Two committees convened by the U.S. Department of Education are set to meet this month, with agendas relevant to nondegree credentials. Primary negotiators are announcing their roles for a federal negotiated rulemaking committee that will focus on eligibility for Workforce Pell grants and a gainful-employment rule. The department also appointed five new members to a committee that oversees college accrediting agencies, including potential upstart accreditors.
Gainful Employment
The sprawling domestic policy bill included a new wage test for colleges. The earnings premium metric will apply to undergraduate degree and graduate certificate programs. However, it won’t cover undergraduate certificates, which fall under a gainful-employment rule enacted by the Biden administration. If the Trump administration repeals that rule, 1.4M students who enroll annually in certificate programs would be at risk, write two fellows at the Century Foundation.
Skilled Trades
Data center construction is driving a boom in demand for construction workers, which is colliding with a long-standing shortage of workers in the skilled trades, Te-Ping Chen reports for The Wall Street Journal. Staffing shortages at data center sites increasingly are causing business disruptions, while contractors at those sites have an average backlog of almost 11 months of work, significantly more than the eight-month average for the construction industry.
Labor Market Signaling
Employers have become less able to identify high-ability workers as generative AI has eliminated the need for jobseekers to spend time customizing their job applications, finds a recent study by researchers from Dartmouth College and Princeton University. As a result, the job market has become significantly less meritocratic, with workers in the top quintile of ability being hired 19% less often and those in the bottom quintile being hired 14% more often.
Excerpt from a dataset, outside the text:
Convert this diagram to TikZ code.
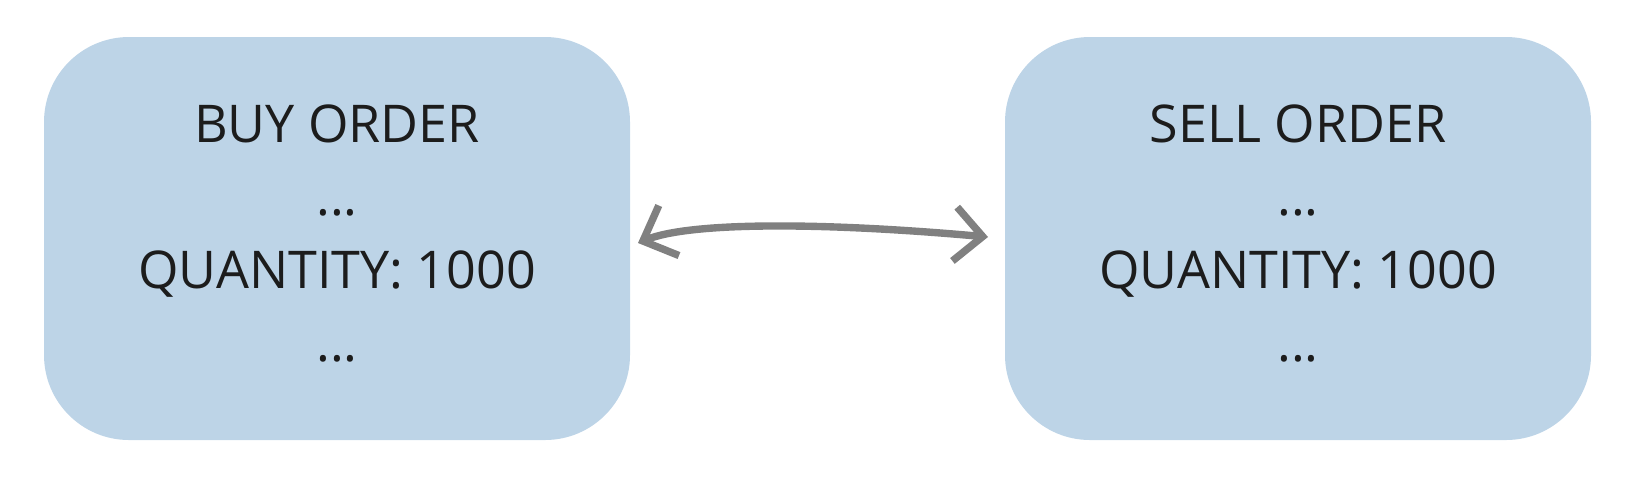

New Chancellor in Colorado
Marie DeSanctis recently took the helm as chancellor of Colorado’s 13 community colleges. In an interview with The Colorado Sun, she cited the state’s relatively low funding levels for higher education, saying the two-year system would need to pursue other revenue streams, including through public-private partnerships and philanthropic support. DeSanctis also said Workforce Pell grants are a sign of political support for the skilled trades.
Exit Interview in Iowa
Rob Denson will retire this month after 22 years leading Des Moines Area Community College. Employers have told Denson that they’re looking for hires with skills and competency in AI tools, he said in an interview with the Iowa Capital Dispatch. Denson predicts that AI will be incorporated into every academic program across higher education and corporate training. He said he was skeptical about the need for Iowa’s community colleges to offer four-year degrees.